Jakarta: The regional branch of the International Federation of Journalists said Wednesday it was outraged that Australian police had dropped an investigation into the deaths of five newsmen in East Timor in 1975.
The Australian Federal Police (AFP) said Tuesday it would take no further action in its inquiry into the deaths of the so-called "Balibo Five".
"The AFP has concluded that there is currently insufficient evidence to prove an offence," the force said in a statement.
"As a result, the AFP has exhausted all inquiries in relation to this matter and will be taking no further action."
The five -- Australians Greg Shackleton and Tony Stewart, Britons Brian Peters and Malcolm Rennie and New Zealander Gary Cunningham -- were killed when Indonesian troops overran the East Timorese town of Balibo in October 1975.
Police launched their investigation in 2009, two years after an Australian inquest accused Indonesian forces of killing the group in cold blood in an effort to stifle their reporting on abuses committed during Indonesia`s occupation of East Timor.

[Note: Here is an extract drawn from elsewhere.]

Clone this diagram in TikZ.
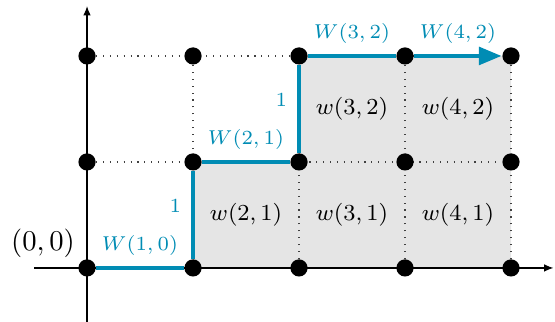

Jakarta has always maintained that they died in crossfire as Indonesian troops fought East Timorese Fretilin rebels, and refused to cooperate with an Australian war crimes investigation.
The International Federation of Journalists Asia-Pacific criticised the abandonment of the investigation into the deaths and the slow pace of the case.
"It sends a dreadful message that no matter the scale of the tragedy, governments can find plenty of excuses to sit on their hands and do nothing," said IFJ Asia Pacific acting director Jane Worthington.
"The families of the slain Balibo Five journalists have been denied justice for 39 years and it seems no one is prepared to stop the killers of their loved ones from getting away with murder."
The AFP decision to drop the case came the day after Prime Minister Tony Abbott attended the inauguration of Indonesia`s new President Joko Widodo in Jakarta.